[Stored data entries]
####################

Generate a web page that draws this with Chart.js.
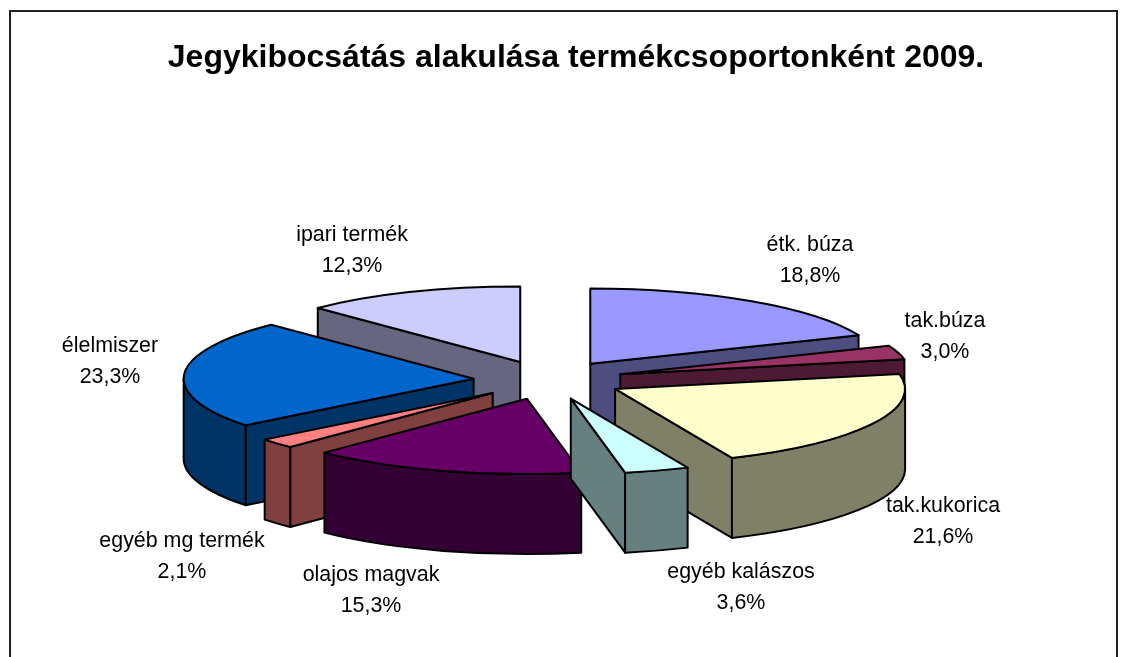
<!DOCTYPE html>
<html><head><meta charset="utf-8">
<style>html,body{margin:0;padding:0;background:#fff;overflow:hidden}canvas{display:block}</style>
<script src="https://cdn.jsdelivr.net/npm/chart.js@4"></script>
</head><body><canvas id="c" width="1127" height="657"></canvas>
<script>
const categories = ['étk. búza','tak.búza','tak.kukorica','egyéb kalászos','olajos magvak','egyéb mg termék','élelmiszer','ipari termék'];
const shares = [18.8,3.0,21.6,3.6,15.3,2.1,23.3,12.3];
const topColors = ['#9999FF','#993366','#FFFFCC','#CCFFFF','#660066','#FF8080','#0066CC','#CCCCFF'];
const wallColors = ['#4D4D80','#4D1A33','#808066','#668080','#330033','#804040','#003366','#666680'];
const paintOrder = [7,0,1,6,2,5,4,3];
const labelCenters = [[810,245],[945,321],[943,506],[741,572],[371,575],[182,541],[110,346],[352,235]];
const titleText = 'Jegykibocsátás alakulása termékcsoportonként 2009.';
const TILT = 0.26, DEPTH = 80, SHIFT_X = -27.5, EXPLODE = 75;

const tiltedPie = {
  id:'tiltedPie',
  beforeDraw(chart){
    const c = chart.ctx;
    c.save(); c.fillStyle='#fff'; c.fillRect(0,0,chart.width,chart.height);
    c.strokeStyle='#222'; c.lineWidth=2;
    c.beginPath(); c.moveTo(10,chart.height+5); c.lineTo(10,11); c.lineTo(1117,11); c.lineTo(1117,chart.height+5); c.stroke();
    c.restore();
  },
  beforeDatasetDraw(chart,args){
    const c = chart.ctx, arcs = chart.getDatasetMeta(args.index).data;
    c.save(); c.lineWidth=2; c.strokeStyle='#000'; c.lineJoin='round';
    paintOrder.forEach(i=>{
      const p = arcs[i].getProps(['x','y','startAngle','endAngle','outerRadius'],true);
      const mid=(p.startAngle+p.endAngle)/2, r=p.outerRadius;
      const ax=p.x+SHIFT_X+Math.cos(mid)*EXPLODE, ay=p.y+Math.sin(mid)*EXPLODE*TILT;
      const pt=a=>[ax+r*Math.cos(a), ay+r*Math.sin(a)*TILT];
      c.fillStyle=wallColors[i];
      [[p.startAngle,-1],[p.endAngle,1]].forEach(([a,s])=>{
        if(Math.cos(a)*s<=0) return;
        const [x,y]=pt(a);
        c.beginPath(); c.moveTo(ax,ay); c.lineTo(x,y); c.lineTo(x,y+DEPTH); c.lineTo(ax,ay+DEPTH); c.closePath(); c.fill(); c.stroke();
      });
      const a0=Math.max(p.startAngle,0), a1=Math.min(p.endAngle,Math.PI);
      if(a1>a0){
        c.beginPath(); c.ellipse(ax,ay,r,r*TILT,0,a0,a1);
        c.ellipse(ax,ay+DEPTH,r,r*TILT,0,a1,a0,true); c.closePath(); c.fill(); c.stroke();
      }
      c.fillStyle=topColors[i];
      c.beginPath(); c.moveTo(ax,ay); c.ellipse(ax,ay,r,r*TILT,0,p.startAngle,p.endAngle); c.closePath(); c.fill(); c.stroke();
    });
    c.restore();
    return false;
  },
  afterDatasetsDraw(chart){
    const c = chart.ctx;
    c.save(); c.fillStyle='#000'; c.font='21.4px "Liberation Sans", Arial, sans-serif'; c.textAlign='center'; c.textBaseline='middle';
    categories.forEach((n,i)=>{
      const [x,y]=labelCenters[i];
      c.fillText(n,x,y);
      c.fillText(shares[i].toFixed(1).replace('.',',')+'%',x,y+31);
    });
    c.restore();
  }
};

new Chart(document.getElementById('c'),{
  type:'pie',
  data:{labels:categories,datasets:[{data:shares,backgroundColor:topColors,borderColor:'#000',borderWidth:2,offset:EXPLODE*4}]},
  options:{
    responsive:false,animation:false,radius:290,
    layout:{padding:{left:25,right:0,top:0,bottom:0}},
    events:[],
    plugins:{
      legend:{display:false},tooltip:{enabled:false},
      title:{display:true,text:titleText,color:'#000',font:{family:'"Liberation Sans", Arial, sans-serif',size:32,weight:'bold',lineHeight:1.15},padding:{top:40,bottom:26.2}}
    }
  },
  plugins:[tiltedPie]
});
</script></body></html>
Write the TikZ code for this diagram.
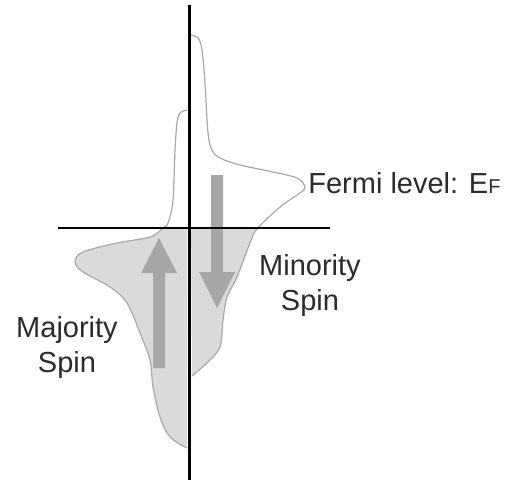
\documentclass[tikz,border=0pt]{standalone}
\usepackage{fontspec}
\setmainfont{Liberation Sans}
\usetikzlibrary{positioning}
\definecolor{dosline}{HTML}{A8A8A8}
\definecolor{dosfill}{HTML}{DADADA}
\definecolor{spinarrow}{HTML}{A6A6A6}
\definecolor{labeltext}{HTML}{2B2B2B}
\tikzset{
  axisline/.style={draw=black, line width=1.5pt},
  levelline/.style={draw=black, line width=1pt},
  dosedge/.style={draw=dosline, line width=0.6pt},
  spinbar/.style={fill=spinarrow},
  spinlabel/.style={
    text=labeltext,
    font=\fontsize{14.5}{17.5}\selectfont,
    inner sep=0pt,
    align=center
  }
}
% the two halves of the density of states
\def\minoritydos{plot[smooth, tension=0.55] coordinates {(190,35) (198,38) (202,50) (205,83) (208,133) (212,150) (220,158) (240,165) (273,172) (297,178) (305,187) (300,193) (280,207) (257,229) (250,243) (237,277) (227,297) (223,320) (220,347) (207,363) (192,376)}}
\def\majoritydos{plot[smooth, tension=0.55] coordinates {(187,110) (180,113) (177,123) (175,150) (173,200) (168,223) (163,228) (150,237) (117,243) (83,252) (75,262) (83,272) (110,287) (127,303) (140,333) (150,360) (153,387) (160,417) (170,437) (187,448)}}

\begin{document}
\begin{tikzpicture}[x=0.5pt, y=-0.5pt]
\useasboundingbox (0,0) rectangle (508,482);

% occupied states below E_F
\begin{scope}
  \clip (0,228) rectangle (508,482);
  \fill[dosfill] \minoritydos -- cycle;
  \fill[dosfill] \majoritydos -- cycle;
\end{scope}
\draw[dosedge] \minoritydos;
\draw[dosedge] \majoritydos;

% spin arrows
\fill[spinbar] (153,368) -- (153,273) -- (141,273) -- (159,238) -- (177,273) -- (165,273) -- (165,368) -- cycle;
\fill[spinbar] (211,175) -- (211,272) -- (199,272) -- (217,308) -- (235,272) -- (223,272) -- (223,175) -- cycle;

% axes
\draw[levelline] (58,228) -- (330,228);
\draw[axisline] (189,5) -- (189,480);

\node[spinlabel, anchor=base west] (fermi) at (308,193) {Fermi level: E{\fontsize{10}{12}\selectfont F}};
\node[spinlabel, anchor=base] (minority) at (310,310) {Minority\\Spin};
\node[spinlabel, anchor=base] (majority) at (67,372) {Majority\\Spin};
\end{tikzpicture}
\end{document}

####################

> [Request] Write out exactly the opening lines of the data, stopping after the line that holds "const TILT = 0.26, DEPTH". Exclude pictures.

> [Reply to the exercise]
Generate a web page that draws this with Chart.js.
<!DOCTYPE html>
<html><head><meta charset="utf-8">
<style>html,body{margin:0;padding:0;background:#fff;overflow:hidden}canvas{display:block}</style>
<script src="https://cdn.jsdelivr.net/npm/chart.js@4"></script>
</head><body><canvas id="c" width="1127" height="657"></canvas>
<script>
const categories = ['étk. búza','tak.búza','tak.kukorica','egyéb kalászos','olajos magvak','egyéb mg termék','élelmiszer','ipari termék'];
const shares = [18.8,3.0,21.6,3.6,15.3,2.1,23.3,12.3];
const topColors = ['#9999FF','#993366','#FFFFCC','#CCFFFF','#660066','#FF8080','#0066CC','#CCCCFF'];
const wallColors = ['#4D4D80','#4D1A33','#808066','#668080','#330033','#804040','#003366','#666680'];
const paintOrder = [7,0,1,6,2,5,4,3];
const labelCenters = [[810,245],[945,321],[943,506],[741,572],[371,575],[182,541],[110,346],[352,235]];
const titleText = 'Jegykibocsátás alakulása termékcsoportonként 2009.';
const TILT = 0.26, DEPTH = 80, SHIFT_X = -27.5, EXPLODE = 75;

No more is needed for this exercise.